Ranking Mean-Field Planning Games

TL;DR

This paper analyzes a one-dimensional Mean-Field Planning system with rank-based coupling, establishing solution equivalences, uniqueness, and existence results through potential reformulation and variational methods.

Contribution

It introduces a potential formulation for the ranking MFP system, proving solution equivalence, uniqueness under convexity, and existence via variational inequalities and Minty's method.

Findings

Established equivalence between classical solutions and potential problem.

Proved uniqueness of solutions under strict convexity assumptions.

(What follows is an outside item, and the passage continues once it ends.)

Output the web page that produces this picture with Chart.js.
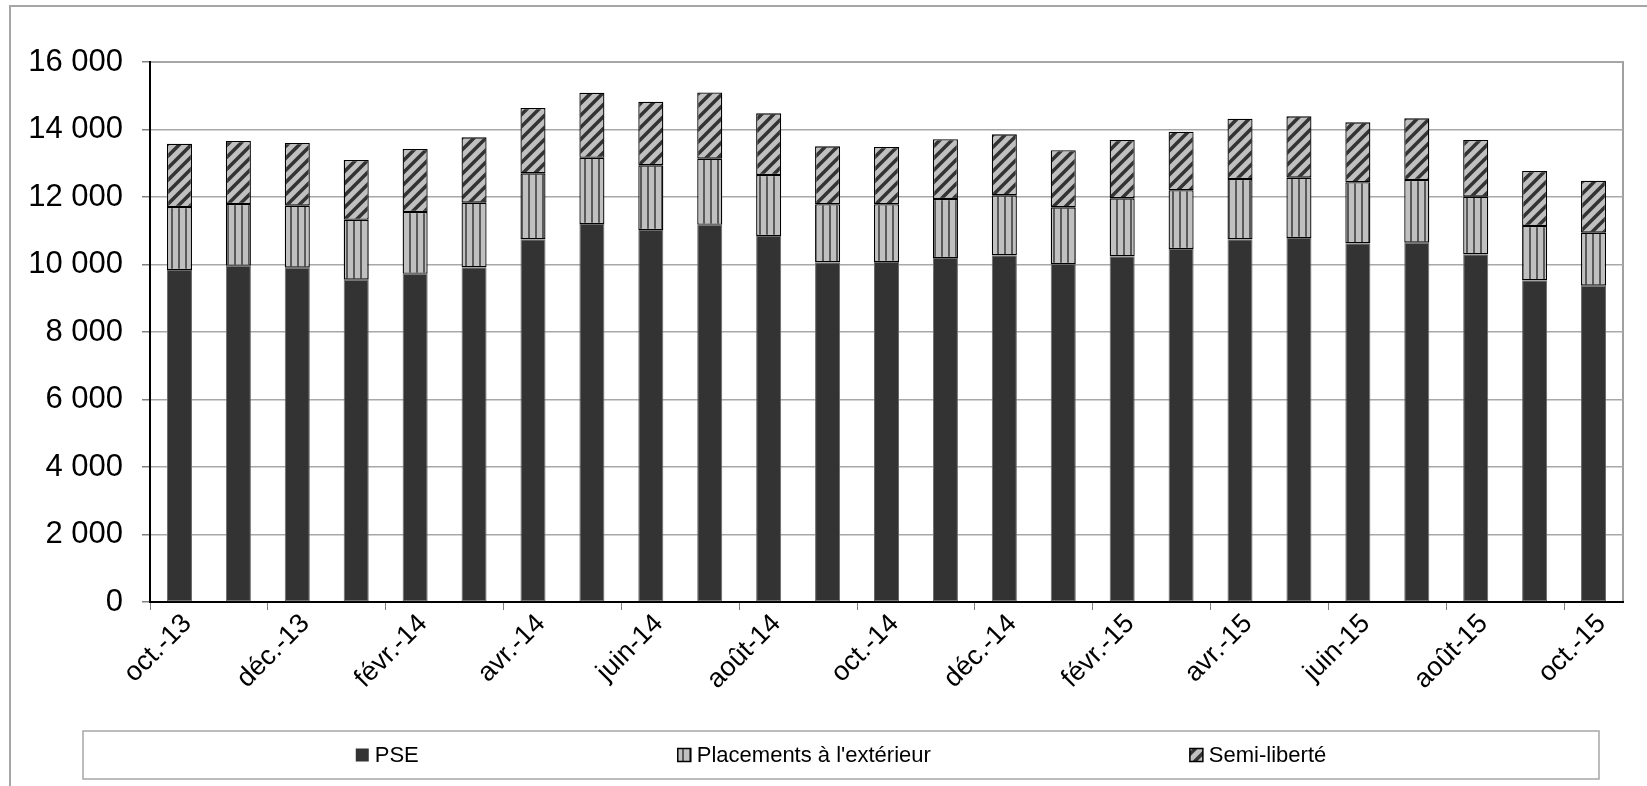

Demonstrated existence of weak solutions in BV space using variational methods.

Abstract

This paper studies a one-dimensional Mean-Field Planning (MFP) system with a non-local, rank-based coupling. Using a potential formulation, we rewrite the system as an associated scalar partial differential equation. We prove an equivalence between classical solutions to the ranking MFP system with positive density and classical solutions to the associated potential problem, and we derive explicit reconstruction formulas. We then identify a monotonicity structure in the associated operator, which, under strict convexity assumptions, yields uniqueness of classical solutions to the associated problem and, hence, uniqueness of the ranking MFP system up to an additive constant in the value function. Finally, under superlinear growth assumptions, we exploit monotonicity to address existence in a low-regularity setting. By formulating a variational inequality for a q-Laplacian regularized operator, we apply Minty's method to establish the existence of weak solutions in the space of functions of bounded variation for a relaxed potential formulation.